È considerato uno dei più ricercati e autentici interpreti del repertorio del baritono drammatico: come è arrivato a questo traguardo?
La natura mi ha dato indubbiamente una mano dotandomi di una voce autenticamente baritonale, ma sono anche e soprattutto occorsi anni di studio intenso, perché puoi anche avere una voce straordinaria, ma senza la giusta tecnica non si dura molto. Ho studiato a lungo, uno studio che non finisce mai, perché ogni giorno si scoprono cose nuove della voce, lati diversi di un ruolo che magari hai già cantato decine di volte, ed è giusto così, perché il peccato più grande che un artista possa commettere è adagiarsi nella routine. Ho avuto la fortuna di collaborare con i più grandi direttori d’orchestra del nostro tempo, e ho imparato da ciascuno di loro. Ho saputo scegliermi il repertorio con oculatezza, accettando nuovi ruoli solo quando mi sentivo pronto.
Quali sono i suoi compositori e ruoli preferiti, e perché?
Al primo posto sicuramente c’è Verdi. Mi considero un baritono verdiano, perché penso di mostrare al meglio le mie qualità cantando questo autore: il legato e fraseggio, le dinamiche, l’espressione, un’estensione vocale importante. Verdi richiede tutto questo e ancora di più e sono sempre felice di cantare Verdi: i suoi ruoli che ho in repertorio sono quelli che mi appagano maggiormente. In primis metterei Rigoletto, un personaggio così sfaccettato, variegato, pieno di luci e ombre, villan e vittima al contempo, un monumento della creatività umana; e musicalmente Rigoletto ha tutto, arie, duetti, ariosi, recitativi così ricchi e pregnanti da assomigliare a vere arie. Ma anche Nabucco, Simon Boccanegra, e Miller, che canterò di nuovo a fine anno a Amburgo. Anche alcuni ruoli della Giovane Scuola mi hanno dato enormi soddisfazioni, Gianciotto in Francesca da Rimini, Tonio in Pagliacci, Carlo Gérard e soprattutto Scarpia, che ho davvero cantato in ogni teatro che si rispetti.
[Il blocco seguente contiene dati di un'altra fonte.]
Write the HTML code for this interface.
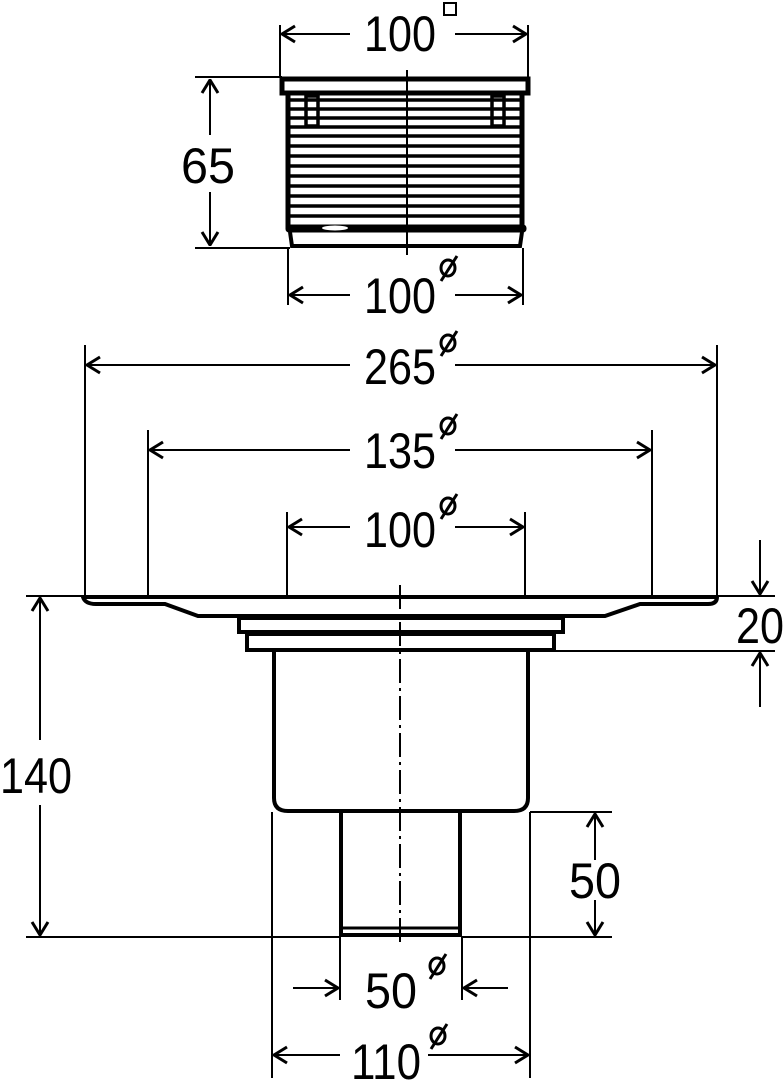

In questi giorni torno a interpretare Macbeth. Qui siamo allo stesso livello di Rigoletto, ed è davvero la prima enorme creazione baritonale di Verdi. Invece di un reietto della società come Rigoletto ci troviamo di fronte a un re: Macbeth è un caleidoscopio di emozioni e sentimenti contrastanti. Feroce despota e allo stesso tempo sovrastato e quasi controllato dalla moglie. Alterna momenti di melodia cantilenante, come la struggente aria dell’ultimo atto, a passi concitati di recitativo nervoso e frastagliato, quale la “pazzia” che lo coglie alla visione del fantasma di Banco. Il duetto con Lady del primo atto è forse il momento più alto di un’opera che di momenti sublimi ne contiene moltissimi, ed è ben noto che anche Verdi la pensasse così, costringendo i due interpreti a ripeterlo più di 150 volte durante le prove.
Debutta adesso al Teatro Comunale di Bologna, ma si è esibito in molti teatri e festival di prim’ordine in Italia. Ci può dire qualcosa su alcuni di questi impegni e quali ricorda con maggior affetto?
Direi prima di tutto il debutto al Teatro alla Scala, un traguardo ambitissimo per qualsiasi artista. Avvenne nel 2007 ne La traviata, e fra l’altro era il mio debutto nel ruolo di Germont. Immaginate debuttare un ruolo del genere alla Scala! La ricordo con molto affetto anche perché fu una delle prime collaborazioni col Maestro Maazel. Sono poi tornato con Amonasro, Rigoletto e Scarpia ed ogni volta sono state emozioni indicibili. Il pubblico italiano è particolarmente caloroso ed intenso, oltre che competentissimo. L’artista si accorge che il pubblico italiano conosce queste grandi opere del loro repertorio molto intimamente. Negli ultimi anni ho avuto il piacere di esser spesso invitato dal Teatro San Carlo di Napoli, una città straordinaria che adoro visitare quando non sono impegnato con prove e recite. Ho cantato spesso a Napoli alcuni dei miei cavalli di battaglia, Scarpia, Macbeth, Alfio e Germont. Ho avuto anche l’onore di inaugurare il Festival dell’Arena di Verona nel 2017 con Nabucco, anche quella una serata indimenticabile. Sono sempre felicissimo quando ho l’opportunità di cantare in Italia.
Che sensazioni si provano a esibirsi in una trasmissione Live in HD del Met, cantando per milioni di persone in ogni angolo del mondo? Sicuramente è qualcosa di speciale?
Lo ha appena detto lei! Ti vedono milioni di persone in tutto il mondo, persone che magari non hanno mai messo piede in un teatro d’opera per le più svariate ragioni: magari non hanno un teatro vicino a dove abitano, o forse non possono permettersi il prezzo di un posto a teatro. La popolarità che ne deriva è enorme, ma come per tutte le cose del mondo, c’è anche il rovescio della medaglia: non ci si può permettere di fare il benché minimo sbaglio! Ormai però ho preso parte a diverse di queste trasmissioni e ho una certa familiarità con questo mezzo.
Impegni futuri?
Ho diversi impegni non ancora formalizzati e di cui quindi non posso ancora parlare, anche perché in alcuni casi i teatri non hanno ancora annunciato la stagione, ma sicuramente tornerò al Met con Tosca, ad Amburgo con Luisa Miller e all’Opéra Bastille a Parigi con numerose recite di Rigoletto.